OBJECTIVE
Your task is to transcribe all of the data below exactly, omitting the images.

GIVEN INFORMATION
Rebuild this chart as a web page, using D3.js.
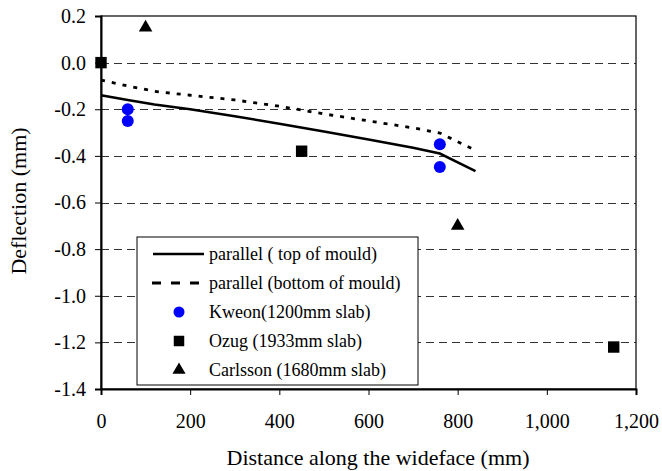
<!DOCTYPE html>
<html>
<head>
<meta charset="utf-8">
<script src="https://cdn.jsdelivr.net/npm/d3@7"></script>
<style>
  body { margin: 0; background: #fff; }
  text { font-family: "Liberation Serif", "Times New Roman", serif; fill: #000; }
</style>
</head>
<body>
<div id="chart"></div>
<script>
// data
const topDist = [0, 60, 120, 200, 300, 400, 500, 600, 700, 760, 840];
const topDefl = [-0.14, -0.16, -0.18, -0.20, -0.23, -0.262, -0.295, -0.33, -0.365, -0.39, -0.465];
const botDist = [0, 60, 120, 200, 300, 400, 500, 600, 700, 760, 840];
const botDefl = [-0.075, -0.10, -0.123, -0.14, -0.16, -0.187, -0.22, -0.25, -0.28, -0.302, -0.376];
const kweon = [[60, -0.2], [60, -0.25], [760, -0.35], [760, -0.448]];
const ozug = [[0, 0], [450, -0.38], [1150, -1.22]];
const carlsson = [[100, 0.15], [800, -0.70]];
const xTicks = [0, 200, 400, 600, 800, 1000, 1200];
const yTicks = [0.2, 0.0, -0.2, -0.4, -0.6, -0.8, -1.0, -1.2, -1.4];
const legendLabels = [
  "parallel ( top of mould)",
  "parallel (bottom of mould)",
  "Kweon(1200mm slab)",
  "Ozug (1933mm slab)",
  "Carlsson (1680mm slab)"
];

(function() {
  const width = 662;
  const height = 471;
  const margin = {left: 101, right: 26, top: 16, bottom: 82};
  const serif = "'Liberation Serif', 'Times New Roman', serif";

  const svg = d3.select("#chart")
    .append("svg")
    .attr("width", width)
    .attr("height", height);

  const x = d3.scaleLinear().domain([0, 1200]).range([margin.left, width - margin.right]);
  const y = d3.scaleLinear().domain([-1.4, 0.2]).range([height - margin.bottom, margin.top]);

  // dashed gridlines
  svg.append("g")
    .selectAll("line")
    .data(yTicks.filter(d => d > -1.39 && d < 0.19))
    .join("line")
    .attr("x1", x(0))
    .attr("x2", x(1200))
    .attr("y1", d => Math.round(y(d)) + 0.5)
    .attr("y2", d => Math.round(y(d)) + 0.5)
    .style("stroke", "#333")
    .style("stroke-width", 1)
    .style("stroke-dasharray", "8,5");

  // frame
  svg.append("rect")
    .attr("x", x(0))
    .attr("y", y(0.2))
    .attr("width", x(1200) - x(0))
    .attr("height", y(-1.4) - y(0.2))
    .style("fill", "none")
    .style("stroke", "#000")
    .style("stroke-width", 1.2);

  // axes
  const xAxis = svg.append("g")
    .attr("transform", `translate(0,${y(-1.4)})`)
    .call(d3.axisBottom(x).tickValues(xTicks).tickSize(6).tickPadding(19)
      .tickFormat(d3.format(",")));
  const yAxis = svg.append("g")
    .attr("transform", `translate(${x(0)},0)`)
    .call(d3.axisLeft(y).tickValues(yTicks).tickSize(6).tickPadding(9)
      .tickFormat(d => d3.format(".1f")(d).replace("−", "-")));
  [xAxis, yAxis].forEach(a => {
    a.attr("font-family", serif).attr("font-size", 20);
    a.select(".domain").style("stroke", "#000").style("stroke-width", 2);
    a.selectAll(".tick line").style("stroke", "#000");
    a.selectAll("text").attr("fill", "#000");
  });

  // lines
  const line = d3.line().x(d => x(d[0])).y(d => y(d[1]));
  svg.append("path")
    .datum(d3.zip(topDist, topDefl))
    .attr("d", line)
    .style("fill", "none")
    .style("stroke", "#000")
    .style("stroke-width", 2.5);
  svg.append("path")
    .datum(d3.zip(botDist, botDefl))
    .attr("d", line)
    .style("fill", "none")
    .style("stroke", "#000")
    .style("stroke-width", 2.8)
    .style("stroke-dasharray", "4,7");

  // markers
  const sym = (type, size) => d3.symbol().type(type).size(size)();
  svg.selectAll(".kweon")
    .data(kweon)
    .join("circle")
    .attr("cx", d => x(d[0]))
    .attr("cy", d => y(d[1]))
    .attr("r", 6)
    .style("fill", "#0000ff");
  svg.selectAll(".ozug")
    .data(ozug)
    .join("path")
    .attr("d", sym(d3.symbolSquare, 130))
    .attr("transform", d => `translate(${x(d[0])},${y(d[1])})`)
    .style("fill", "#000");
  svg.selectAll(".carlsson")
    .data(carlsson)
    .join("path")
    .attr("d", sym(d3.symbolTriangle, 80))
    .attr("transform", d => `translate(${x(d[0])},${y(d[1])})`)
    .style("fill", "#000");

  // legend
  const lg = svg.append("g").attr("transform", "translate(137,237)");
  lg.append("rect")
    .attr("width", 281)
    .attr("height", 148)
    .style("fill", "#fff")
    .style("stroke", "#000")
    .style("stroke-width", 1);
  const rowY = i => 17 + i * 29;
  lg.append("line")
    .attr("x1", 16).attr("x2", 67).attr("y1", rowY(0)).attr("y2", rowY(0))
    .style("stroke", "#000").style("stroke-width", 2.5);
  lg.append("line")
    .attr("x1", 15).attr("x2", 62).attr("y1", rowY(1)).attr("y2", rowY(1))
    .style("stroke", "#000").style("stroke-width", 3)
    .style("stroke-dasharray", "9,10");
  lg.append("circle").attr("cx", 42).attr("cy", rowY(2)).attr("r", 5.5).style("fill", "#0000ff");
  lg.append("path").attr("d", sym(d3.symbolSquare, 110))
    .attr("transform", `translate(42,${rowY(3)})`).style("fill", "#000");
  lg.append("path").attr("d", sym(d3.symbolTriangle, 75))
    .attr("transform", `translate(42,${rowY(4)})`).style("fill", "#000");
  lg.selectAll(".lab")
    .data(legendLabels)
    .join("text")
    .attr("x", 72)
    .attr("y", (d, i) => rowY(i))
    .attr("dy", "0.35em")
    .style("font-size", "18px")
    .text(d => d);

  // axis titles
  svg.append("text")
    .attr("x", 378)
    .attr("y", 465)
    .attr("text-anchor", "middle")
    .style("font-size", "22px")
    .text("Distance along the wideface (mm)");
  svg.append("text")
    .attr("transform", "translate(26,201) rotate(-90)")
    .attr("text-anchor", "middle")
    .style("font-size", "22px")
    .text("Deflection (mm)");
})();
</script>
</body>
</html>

TASK SOLUTION
Rebuild this chart as a web page, using D3.js.
<!DOCTYPE html>
<html>
<head>
<meta charset="utf-8">
<script src="https://cdn.jsdelivr.net/npm/d3@7"></script>
<style>
  body { margin: 0; background: #fff; }
  text { font-family: "Liberation Serif", "Times New Roman", serif; fill: #000; }
</style>
</head>
<body>
<div id="chart"></div>
<script>
// data
const topDist = [0, 60, 120, 200, 300, 400, 500, 600, 700, 760, 840];
const topDefl = [-0.14, -0.16, -0.18, -0.20, -0.23, -0.262, -0.295, -0.33, -0.365, -0.39, -0.465];
const botDist = [0, 60, 120, 200, 300, 400, 500, 600, 700, 760, 840];
const botDefl = [-0.075, -0.10, -0.123, -0.14, -0.16, -0.187, -0.22, -0.25, -0.28, -0.302, -0.376];
const kweon = [[60, -0.2], [60, -0.25], [760, -0.35], [760, -0.448]];
const ozug = [[0, 0], [450, -0.38], [1150, -1.22]];
const carlsson = [[100, 0.15], [800, -0.70]];
const xTicks = [0, 200, 400, 600, 800, 1000, 1200];
const yTicks = [0.2, 0.0, -0.2, -0.4, -0.6, -0.8, -1.0, -1.2, -1.4];
const legendLabels = [
  "parallel ( top of mould)",
  "parallel (bottom of mould)",
  "Kweon(1200mm slab)",
  "Ozug (1933mm slab)",
  "Carlsson (1680mm slab)"
];

(function() {
  const width = 662;
  const height = 471;
  const margin = {left: 101, right: 26, top: 16, bottom: 82};
  const serif = "'Liberation Serif', 'Times New Roman', serif";

  const svg = d3.select("#chart")
    .append("svg")
    .attr("width", width)
    .attr("height", height);

  const x = d3.scaleLinear().domain([0, 1200]).range([margin.left, width - margin.right]);
  const y = d3.scaleLinear().domain([-1.4, 0.2]).range([height - margin.bottom, margin.top]);

  // dashed gridlines
  svg.append("g")
    .selectAll("line")
    .data(yTicks.filter(d => d > -1.39 && d < 0.19))
    .join("line")
    .attr("x1", x(0))
    .attr("x2", x(1200))
    .attr("y1", d => Math.round(y(d)) + 0.5)
    .attr("y2", d => Math.round(y(d)) + 0.5)
    .style("stroke", "#333")
    .style("stroke-width", 1)
    .style("stroke-dasharray", "8,5");

  // frame
  svg.append("rect")
    .attr("x", x(0))
    .attr("y", y(0.2))
    .attr("width", x(1200) - x(0))
    .attr("height", y(-1.4) - y(0.2))
    .style("fill", "none")
    .style("stroke", "#000")
    .style("stroke-width", 1.2);

  // axes
  const xAxis = svg.append("g")
    .attr("transform", `translate(0,${y(-1.4)})`)
    .call(d3.axisBottom(x).tickValues(xTicks).tickSize(6).tickPadding(19)
      .tickFormat(d3.format(",")));
  const yAxis = svg.append("g")
    .attr("transform", `translate(${x(0)},0)`)
    .call(d3.axisLeft(y).tickValues(yTicks).tickSize(6).tickPadding(9)
      .tickFormat(d => d3.format(".1f")(d).replace("−", "-")));
  [xAxis, yAxis].forEach(a => {
    a.attr("font-family", serif).attr("font-size", 20);
    a.select(".domain").style("stroke", "#000").style("stroke-width", 2);
    a.selectAll(".tick line").style("stroke", "#000");
    a.selectAll("text").attr("fill", "#000");
  });

  // lines
  const line = d3.line().x(d => x(d[0])).y(d => y(d[1]));
  svg.append("path")
    .datum(d3.zip(topDist, topDefl))
    .attr("d", line)
    .style("fill", "none")
    .style("stroke", "#000")
    .style("stroke-width", 2.5);
  svg.append("path")
    .datum(d3.zip(botDist, botDefl))
    .attr("d", line)
    .style("fill", "none")
    .style("stroke", "#000")
    .style("stroke-width", 2.8)
    .style("stroke-dasharray", "4,7");

  // markers
  const sym = (type, size) => d3.symbol().type(type).size(size)();
  svg.selectAll(".kweon")
    .data(kweon)
    .join("circle")
    .attr("cx", d => x(d[0]))
    .attr("cy", d => y(d[1]))
    .attr("r", 6)
    .style("fill", "#0000ff");
  svg.selectAll(".ozug")
    .data(ozug)
    .join("path")
    .attr("d", sym(d3.symbolSquare, 130))
    .attr("transform", d => `translate(${x(d[0])},${y(d[1])})`)
    .style("fill", "#000");
  svg.selectAll(".carlsson")
    .data(carlsson)
    .join("path")
    .attr("d", sym(d3.symbolTriangle, 80))
    .attr("transform", d => `translate(${x(d[0])},${y(d[1])})`)
    .style("fill", "#000");

  // legend
  const lg = svg.append("g").attr("transform", "translate(137,237)");
  lg.append("rect")
    .attr("width", 281)
    .attr("height", 148)
    .style("fill", "#fff")
    .style("stroke", "#000")
    .style("stroke-width", 1);
  const rowY = i => 17 + i * 29;
  lg.append("line")
    .attr("x1", 16).attr("x2", 67).attr("y1", rowY(0)).attr("y2", rowY(0))
    .style("stroke", "#000").style("stroke-width", 2.5);
  lg.append("line")
    .attr("x1", 15).attr("x2", 62).attr("y1", rowY(1)).attr("y2", rowY(1))
    .style("stroke", "#000").style("stroke-width", 3)
    .style("stroke-dasharray", "9,10");
  lg.append("circle").attr("cx", 42).attr("cy", rowY(2)).attr("r", 5.5).style("fill", "#0000ff");
  lg.append("path").attr("d", sym(d3.symbolSquare, 110))
    .attr("transform", `translate(42,${rowY(3)})`).style("fill", "#000");
  lg.append("path").attr("d", sym(d3.symbolTriangle, 75))
    .attr("transform", `translate(42,${rowY(4)})`).style("fill", "#000");
  lg.selectAll(".lab")
    .data(legendLabels)
    .join("text")
    .attr("x", 72)
    .attr("y", (d, i) => rowY(i))
    .attr("dy", "0.35em")
    .style("font-size", "18px")
    .text(d => d);

  // axis titles
  svg.append("text")
    .attr("x", 378)
    .attr("y", 465)
    .attr("text-anchor", "middle")
    .style("font-size", "22px")
    .text("Distance along the wideface (mm)");
  svg.append("text")
    .attr("transform", "translate(26,201) rotate(-90)")
    .attr("text-anchor", "middle")
    .style("font-size", "22px")
    .text("Deflection (mm)");
})();
</script>
</body>
</html>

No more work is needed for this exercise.